Sen. Bernie Sanders has a relatively simple explanation for why he’s the best candidate to challenge President Trump in November.

“The way we are going to beat Trump, which is what everybody up here wants,” he said during a debate in South Carolina last week, “is we need a campaign of energy and excitement.”

“We need to have the largest voter turnout in the history of the United States,” continued Sanders (I-Vt.). “We need to bring working people back into the Democratic Party. We need to get young people voting in a way they have never done before. That is what our campaign is about.”

This has been Sanders’s sales pitch since 2016: His candidacy is the one that will prompt a surge of turnout, an electoral revolution that will sweep across the country, carrying him to the White House and progressive candidates to Capitol Hill. Sanders said it in that debate: Spurring turnout is what his campaign is about.

That rhetoric is potent, and it’s clearly the case that the Democratic Party’s nominee will need to do better at turnout than Hillary Clinton did in 2016. (More than 4 million voters who backed President Barack Obama in 2012 stayed home four years ago.) In the four states that have voted in 2020, though, Sanders is not exactly demonstrating that he can spur a surge in turnout.

In all four states, he has earned a smaller share of the vote than he did four years ago. There are three states in which we can compare actual vote totals with 2016. In two, he received fewer votes than he did then. In the other, he saw a small increase in votes — but the vote total in the state grew four times as large.

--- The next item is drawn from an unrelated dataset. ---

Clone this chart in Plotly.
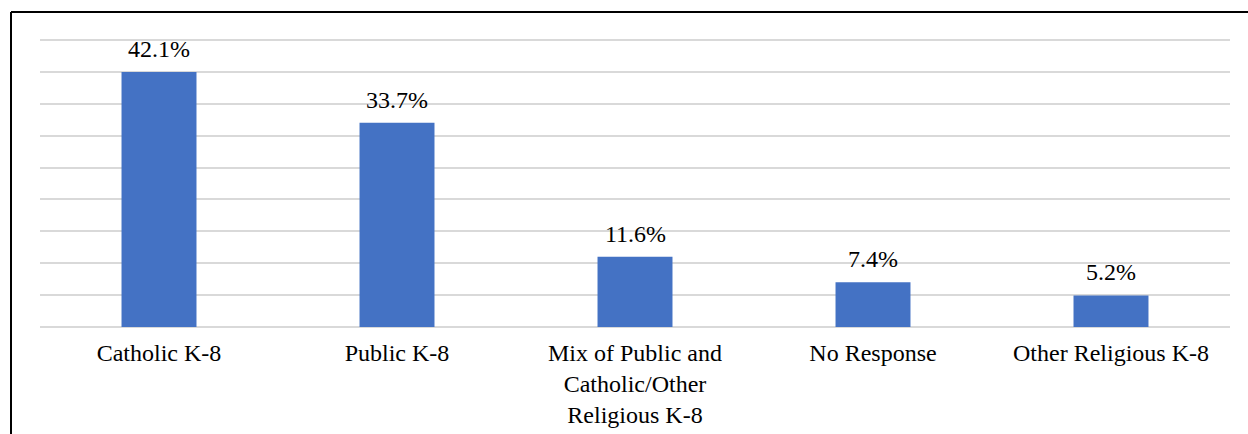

Walking through those states quickly:

  • In Iowa, Sanders earned about 26,000 fewer votes than he did in 2016, though overall turnout in the state increased over that year. (The size of that increase isn’t clear. The state party says that 171,000 people caucused in 2016, meaning a 3 percent increase this year, though actual tallies have the number of votes substantially lower. State turnout increased, but it’s not clear how much.)
  • In New Hampshire, Sanders got nearly 76,000 fewer votes than in 2016.
  • There aren’t good numbers for the raw vote in Nevada from 2016. (It, like Iowa, holds caucuses, not a primary.) Sanders’s support in the state dropped 13 percentage points between the two elections.
  • In South Carolina, Sanders added more than 10,000 votes from 2016 to 2020. Across the state, turnout increased by 169,000 votes.

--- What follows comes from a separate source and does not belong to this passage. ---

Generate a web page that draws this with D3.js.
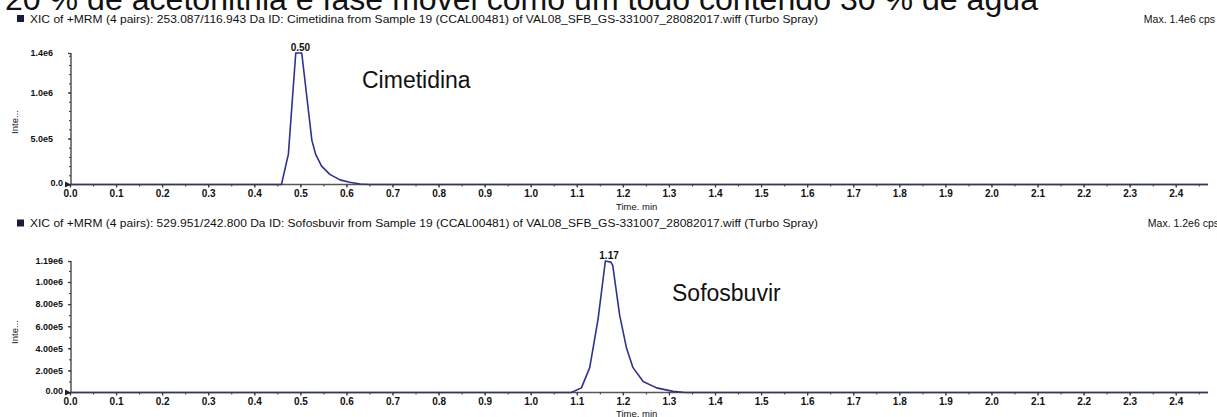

We can dismiss the drops in overall support as a function of the larger field of candidates. The drop in raw vote totals, though? That’s harder to wave away. Clearly, much of Sanders’s success in 2016 was a function of opposition to Clinton’s candidacy, but that Sanders hasn’t expanded his base of support in early states since 2016 suggests that one might take his assertions about being able to spur turnout with a grain of salt. If his campaign is about turning out hardcore Sanders voters, why would he have won 152,000 votes in New Hampshire in 2016 but only 76,000 this year? It suggests that the other 76,000 voters who didn’t back Sanders or didn’t vote are not motivated by Sanders’s promised revolution. (Many, polling has shown, went to Sen. Elizabeth Warren of Massachusetts.)

The campaign and its supporters might justifiably point to Sanders’s rallies as demonstrations of enthusiasm for his campaign. It’s clearly the case that Sanders does have a large base of enthusiastic support, enough to yield tens of thousands of backers at rallies. This was the argument that Trump’s campaign used in 2016: His large rallies proved that his base was enthusiastic. And, sure enough, Trump’s support edged past Clinton’s in just enough places to win him the presidency.

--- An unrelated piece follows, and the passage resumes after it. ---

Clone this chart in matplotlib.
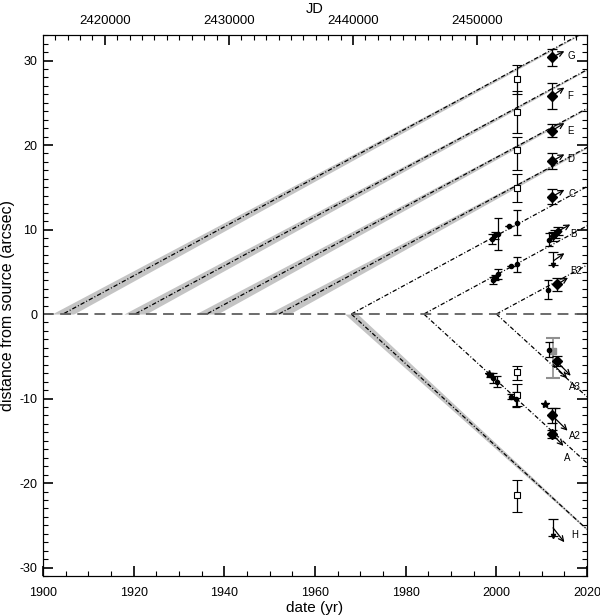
import numpy as np
import matplotlib
matplotlib.use('Agg')
import matplotlib.pyplot as plt
from matplotlib.ticker import MultipleLocator

plt.rcParams['font.family'] = ['Liberation Sans', 'DejaVu Sans']
plt.rcParams['axes.unicode_minus'] = False

# knot tracks: ejection year and proper motion (arcsec/yr)
t0_up = [1904.4, 1920.3, 1936.1, 1952.0, 1968.0, 1984.0, 2000.0]   # G F E D C B B2
band_up = [True, True, True, True, False, False, False]
mu_up = 0.29
t0_down = [1968.0, 1984.0, 2000.0]   # A(band) A A3
band_down = [True, False, False]
mu_down = -0.49

# open squares (epoch ~2004.5)
sq_x = [2004.5, 2004.5, 2004.5, 2004.5, 2004.5, 2004.5, 2004.5]
sq_y = [27.8, 23.9, 19.4, 14.9, -6.9, -9.6, -21.4]
sq_lo = [1.8, 2.5, 2.4, 1.6, 0.9, 1.3, 2.0]
sq_hi = [1.7, 2.5, 1.6, 1.7, 0.7, 1.3, 1.8]

# small filled dots
dot_x = [1999.0, 1999.6, 2000.4, 2002.8, 2004.6,
         1999.2, 1999.6, 2000.3, 2003.2, 2004.6,
         1998.5, 1999.3, 2000.1, 2003.2, 2004.4,
         2011.5, 2011.3, 2011.5]
dot_y = [8.9, 9.3, 9.5, 10.4, 10.8,
         4.0, 4.3, 4.7, 5.7, 5.9,
         -7.2, -7.6, -8.0, -9.8, -10.1,
         8.8, 2.9, -4.2]
dot_e = [0.6, 0.4, 1.9, 0.0, 1.5,
         0.4, 0.3, 0.6, 0.0, 0.9,
         0.2, 0.6, 0.65, 0.3, 0.9,
         0.8, 1.1, 0.9]

# diamonds (epoch ~2012)
dia_x = [2012.3, 2012.3, 2012.3, 2012.3, 2012.3, 2012.5, 2013.0, 2013.6,
         2013.4, 2013.3, 2012.3, 2012.3]
dia_y = [30.4, 25.8, 21.7, 18.1, 13.9, 9.2, 9.5, 9.8, 3.5, -5.6, -12.0, -14.2]
dia_e = [1.0, 1.5, 0.8, 0.9, 0.9, 0.5, 0.5, 0.5, 0.75, 0.6, 0.9, 0.5]
dia_ms = [5, 5, 5, 5, 5, 3.5, 3.5, 3.5, 5, 5, 5, 5]

# stars
star_x = [1998.4, 2010.8]
star_y = [-7.1, -10.6]

# gray measurement for A3
gray_x = [2012.6]
gray_y = [-4.4]
gray_lo = [3.2]
gray_hi = [1.6]

# bars with a point at the bottom
lim_x = [2012.5, 2012.5]
lim_y = [5.8, -26.3]
lim_hi = [1.5, 2.0]

# extra bar under A2
xb_x = [2013.0]
xb_lo = [-14.2]
xb_hi = [-11.1]

# motion arrows
arr_x0 = [2012.3, 2012.3, 2012.3, 2012.3, 2012.3, 2013.6, 2012.6, 2013.4,
          2012.6, 2013.3, 2012.3, 2012.3, 2012.5]
arr_y0 = [30.4, 25.8, 21.7, 18.1, 13.9, 9.8, 6.3, 3.5,
          -6.0, -5.6, -12.0, -14.2, -25.3]
arr_x1 = [2015.0, 2015.0, 2015.0, 2015.0, 2015.0, 2016.3, 2015.0, 2015.8,
          2015.6, 2016.4, 2015.7, 2014.8, 2015.0]
arr_y1 = [31.1, 26.8, 22.6, 18.9, 14.7, 10.6, 7.2, 4.3,
          -7.6, -7.3, -13.8, -15.6, -27.0]

lab_txt = ['G', 'F', 'E', 'D', 'C', 'B', 'B2', 'A3', 'A2', 'A', 'H']
lab_x = [2015.6, 2015.6, 2015.7, 2015.6, 2015.9, 2016.4, 2016.3, 2016.0, 2016.1, 2015.0, 2016.6]
lab_y = [30.5, 25.8, 21.7, 18.3, 14.2, 9.5, 5.1, -8.6, -14.4, -17.0, -26.1]


def jd(year):
    return 2451545.0 + (np.asarray(year) - 2000.0) * 365.25


fig = plt.figure(figsize=(6, 6.16), dpi=100)
ax = fig.add_axes([0.0717, 0.0649, 0.9067, 0.878])
ax.set_xlim(1900, 2020)
ax.set_ylim(-31, 33)

hw0 = 0.7
t_end = 2030.0
dd = (3.5, 1.6, 0.8, 1.6)

def track(t0, mu, band):
    t = np.linspace(t0 - hw0 / abs(mu), 2020, 400)
    y = mu * (t - t0)
    if band:
        hw = hw0 * (t_end - t) / (t_end - t0)
        if mu > 0:
            lo = np.clip(y - hw, 0, None)
            hi = np.clip(y + hw, 0, None)
        else:
            lo = np.clip(y - hw, None, 0)
            hi = np.clip(y + hw, None, 0)
        ax.fill_between(t, lo, hi, color='#c4c4c4', lw=0, zorder=1)
    m = t >= t0
    ax.plot(t[m], y[m], color='k', lw=0.9, dashes=dd, zorder=2)

for t0, b in zip(t0_up, band_up):
    track(t0, mu_up, b)
for t0, b in zip(t0_down, band_down):
    track(t0, mu_down, b)

ax.axhline(0, color='#606060', lw=1.3, dashes=(6, 3.5), zorder=2)

# data
ax.errorbar(sq_x, sq_y, yerr=[sq_lo, sq_hi], fmt='s', ms=4, mfc='white', mec='k',
            mew=0.8, ecolor='k', elinewidth=0.9, capsize=3.5, capthick=0.9, zorder=4)
ax.errorbar(dot_x, dot_y, yerr=dot_e, fmt='o', ms=3, color='k',
            elinewidth=0.9, capsize=3, capthick=0.9, zorder=4)
ax.errorbar(gray_x, gray_y, yerr=[gray_lo, gray_hi], fmt='s', ms=4, color='#909090',
            elinewidth=1.2, capsize=5, capthick=1.5, zorder=3)
for x, y, e, s in zip(dia_x, dia_y, dia_e, dia_ms):
    ax.errorbar([x], [y], yerr=[e], fmt='D', ms=s, color='k',
                elinewidth=0.9, capsize=3.5, capthick=0.9, zorder=5)
ax.plot(star_x, star_y, '*', ms=6, color='k', zorder=4)
ax.errorbar(lim_x, lim_y, yerr=[[0, 0], lim_hi], fmt='v', ms=3, color='k',
            elinewidth=0.9, capsize=3.5, capthick=0.9, zorder=4)
ax.vlines(xb_x, xb_lo, xb_hi, color='k', lw=0.9, zorder=4)
ax.plot(xb_x, xb_hi, '_', ms=7, mew=0.9, color='k', zorder=4)

for x0, y0, x1, y1 in zip(arr_x0, arr_y0, arr_x1, arr_y1):
    ax.annotate('', xy=(x1, y1), xytext=(x0, y0),
                arrowprops=dict(arrowstyle='->', lw=0.9, color='k',
                                shrinkA=0, shrinkB=0, mutation_scale=9), zorder=6)
for s, x, y in zip(lab_txt, lab_x, lab_y):
    ax.text(x, y, s, fontsize=7, ha='left', va='center', zorder=6)

# axes styling
ax.xaxis.set_major_locator(MultipleLocator(20))
ax.xaxis.set_minor_locator(MultipleLocator(5))
ax.yaxis.set_major_locator(MultipleLocator(10))
ax.yaxis.set_minor_locator(MultipleLocator(1))
ax.tick_params(which='both', direction='in', right=True, top=False, labelsize=9)
ax.tick_params(which='major', length=7, width=1.2)
ax.tick_params(which='minor', length=3.5, width=0.8)
ax.tick_params(axis='x', pad=8)
ax.tick_params(axis='y', pad=4)
ax.set_xlabel('date (yr)', fontsize=11, labelpad=1)
ax.set_ylabel('distance from source (arcsec)', fontsize=11.5)
ax.yaxis.set_label_coords(-0.051, 0.5)

ax2 = ax.twiny()
ax2.set_xlim(jd(1900), jd(2020))
ax2.set_xticks([2420000, 2430000, 2440000, 2450000])
ax2.xaxis.set_minor_locator(MultipleLocator(1000))
ax2.xaxis.set_major_formatter(plt.FuncFormatter(lambda v, p: '%d' % v))
ax2.tick_params(which='both', direction='in', labelsize=9.5, pad=6)
ax2.tick_params(which='major', length=7, width=1.2)
ax2.tick_params(which='minor', length=3.5, width=0.8)
ax2.set_xlabel('JD', fontsize=10.5, labelpad=1)

fig.savefig('out.png', dpi=100)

It’s not clear, though, how much enthusiasm exists beyond the tens of thousands at the rallies. Polling of enthusiasm for Democratic candidates has often shown that Sanders doesn’t have a huge advantage over his competitors. A CNN-SSRS poll taken in late January, for example, suggested that there wasn’t a significant difference between Sanders and Joe Biden on enthusiasm.

Part of the problem for Sanders has consistently been that his core base of support is younger people who tend to vote much less heavily than older voters do. There are a lot of reasons for this, including that owning a home and having a higher income tend to correlate to heavier voting and aren’t as common among younger Americans. But it means that Sanders’s translation of enthusiasm into votes is probably going to be trickier than Trump’s was.

As voting unfolds on Super Tuesday, it will be interesting to watch how Sanders matches up against his 2016 numbers in the 14 states casting votes. We compiled his numbers from four years ago, if you’re interested in following along at home.

State 2016 support 2016 votes (k) Statewide votes
Alabama 19.2% 76 397
Arkansas 41.4 193 466
California 46 2,382 5,173
Colorado 59 73 123
Maine 64.3 2 3
Massachusetts 48.5 590 1,216
Minnesota 61.7 126 205
North Carolina 40.9 467 1,143
Oklahoma 51.9 174 336
Tennessee 32.5 121 372
Texas 33.2 466 1,436
Utah 79.2 63 80
Vermont 86 116 135
Virginia 35.2 276 785

In those 14 states, he earned more than 5.1 million votes. It seems safe to argue that, if his advantage in the Democratic primary field is his ability to turn out voters, he should at least match that total.

In Iowa, New Hampshire and South Carolina, he has earned 91,000 fewer votes in 2020 than he did four years ago.